Kraft Foods Group, Inc. reported third quarter results with net revenues declining 4.2 percent. Last year, the company shipped safety stock to retailers ahead of a systems changeover as part of the spin-off from Mondelez International.
"The unusual nature of last year's Q3 results obscures our steady progress in remaking the best brand portfolio in the food and beverage industry," said Kraft CEO Tony Vernon, in a prepared statement. "There's no question it's a difficult environment for our consumers and customers. We remain confident that our disciplined approach to growing our brands and driving cost savings will enable us to continue delivering the consistent returns our shareholders expect."
Third quarter reports showed net revenues declined 4.2 percent to $4.4 billion. Organic net revenues declined 4.1 percent from lower volume/mix of 3.1 percentage points and 1.0 percentage point due to lower pricing. The decline in volume/mix reflected a negative impact of approximately 3 percentage points from comparisons with shipments of safety stock to customers ahead of last year's spin-off from Mondelez International, an approximately 1 percentage point reduction from product line pruning, and base business gains of approximately 1 percentage point.
Operating income increased 14.9 percent to $870 million. Operating income included a $175 million benefit from market-based impacts to post-employment benefit plans driven by higher discount rates and higher asset returns. Implementation of a voluntary early retirement program in early 2013 triggered a third quarter re-measurement of select pension plans.
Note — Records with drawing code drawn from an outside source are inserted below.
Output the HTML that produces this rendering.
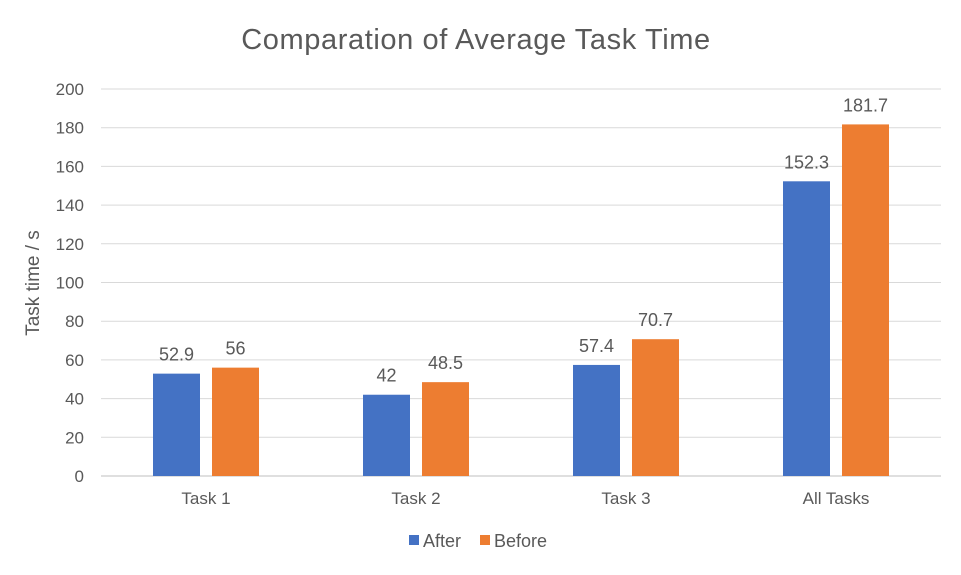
<!DOCTYPE html>
<html><head><meta charset="utf-8"><style>
body{margin:0;background:#fff;}
svg text{font-family:"Liberation Sans",sans-serif;fill:#595959;}
</style></head><body>
<svg id="chart" width="961" height="570" xmlns="http://www.w3.org/2000/svg">
<text x="476" y="49" font-size="29" letter-spacing="0.6" text-anchor="middle">Comparation of Average Task Time</text>
<text transform="translate(39,283) rotate(-90)" font-size="19" text-anchor="middle">Task time / s</text>
<g id="grid"></g><g id="bars"></g><g id="labels"></g>
<g>
<rect x="409" y="535" width="10" height="10" fill="#4472c4"/>
<text x="423" y="547" font-size="18">After</text>
<rect x="480" y="535" width="10" height="10" fill="#ed7d31"/>
<text x="494" y="547" font-size="18">Before</text>
</g>
</svg>
<script>
const categories=["Task 1","Task 2","Task 3","All Tasks"];
const afterValues=[52.9,42,57.4,152.3];
const beforeValues=[56,48.5,70.7,181.7];
const yTicks=[0,20,40,60,80,100,120,140,160,180,200];
const NS="http://www.w3.org/2000/svg";
const L=101,R=941,T=89,B=476,maxV=200;
const y=v=>B-(v/maxV)*(B-T);
const band=(R-L)/categories.length;
const cx=i=>L+band*(i+0.5);
function mk(tag,attrs,parent,txt){const e=document.createElementNS(NS,tag);for(const k in attrs)e.setAttribute(k,attrs[k]);if(txt!==undefined)e.textContent=txt;document.getElementById(parent).appendChild(e);return e;}
yTicks.forEach(t=>{
 const g=mk("line",{x1:L,x2:R,y1:y(t),y2:y(t),stroke:t===0?"#bfbfbf":"#d9d9d9","stroke-width":1},"grid");
 
 
 const tl=mk("text",{x:84,y:y(t)+6,"font-size":17,"text-anchor":"end"},"grid",String(t));
 
 
});
const bw=47,gap=12;
categories.forEach((c,i)=>{
 const xl=mk("text",{x:cx(i),y:504,"font-size":17,"text-anchor":"middle"},"labels",c);
 
 
 [[afterValues,"#4472c4",-1],[beforeValues,"#ed7d31",1]].forEach(([vals,col,s])=>{
  const x0=s<0?cx(i)-gap/2-bw:cx(i)+gap/2;
  const r=mk("rect",{x:x0,y:y(vals[i]),width:bw,height:B-y(vals[i]),fill:col},"bars");
  
  
  const v=mk("text",{x:x0+bw/2,y:y(vals[i])-13,"font-size":18,"text-anchor":"middle"},"labels",String(vals[i]));
  
  
 });
});
</script>
</body></html>
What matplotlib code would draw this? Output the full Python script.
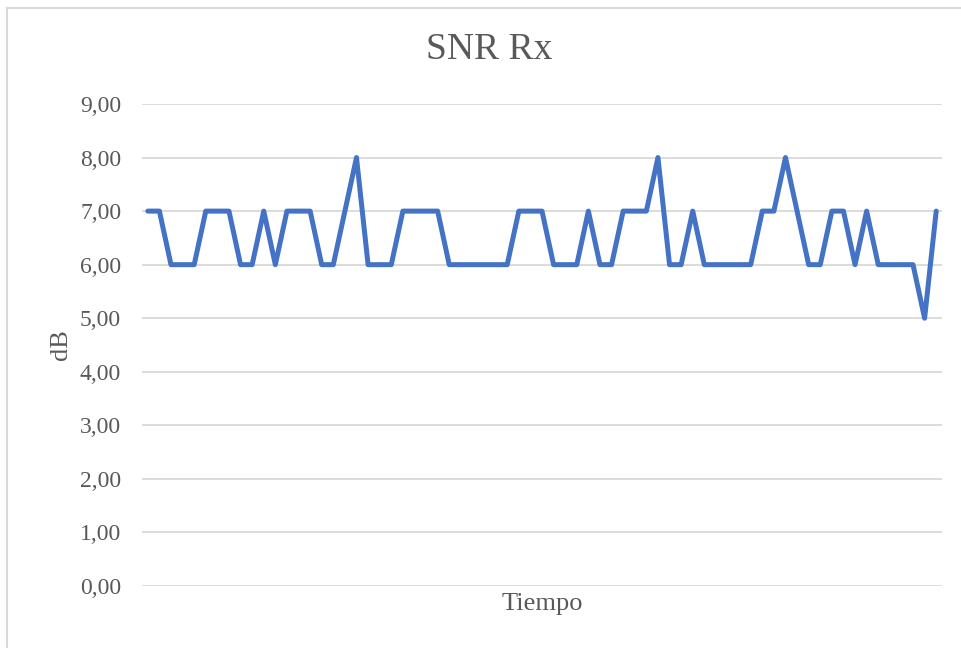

Excluding the market-based impacts to post-employment benefit plans, gains from overhead cost reductions and productivity were offset by unfavorable pricing net of commodity costs, lower volumes, an unfavorable year-over-year change in unrealized gains/losses from hedging activities and higher marketing investments versus the prior year.
Earnings per share were $0.83, an increase of $0.04 or 5.1 percent versus the prior year. EPS in this quarter included an $0.18 benefit from market-based impacts to post-employment benefit plans. Excluding this benefit, EPS was lower than the prior year due to a $0.05 unfavorable year-over-year change in unrealized gains/losses from hedging activities, lower volumes, a higher year-over-year tax rate and higher interest expense.
Beverage revenues declined due to lower prices from higher levels of merchandising activity for Capri Sun and Kool-Aid Jammers as well as the pass-through of lower green coffee costs versus the prior year. Improved product mix from on-demand coffee, liquid water enhancer innovations and Gevalia premium coffee more than offset a negative volume impact from comparisons with spin-off related shipments in the prior year period. Operating income declined due to unfavorable pricing net of commodity costs, unfavorable volume/mix versus the prior year and higher investments in marketing.
Refrigerated meals continued revenue gains from Lunchables innovation, Oscar Mayer bacon and hot dog growth, as well as increased pricing to cover commodity costs were more than offset by the negative impact from comparisons with spin-off related shipments in the prior year period. Operating income declined due to a negative impact from pricing net of commodity costs versus the prior year and higher investments in marketing.
Meals and desserts revenues declined due to a negative volume impact from comparisons with spin-off related shipments in the prior year period. Excluding this factor, ongoing growth of Velveeta dinners was largely offset by softness in JELL-O desserts. Operating income declined due to lower volumes. Significant marketing investments to rebuild brand equity were largely offset by overhead cost savings.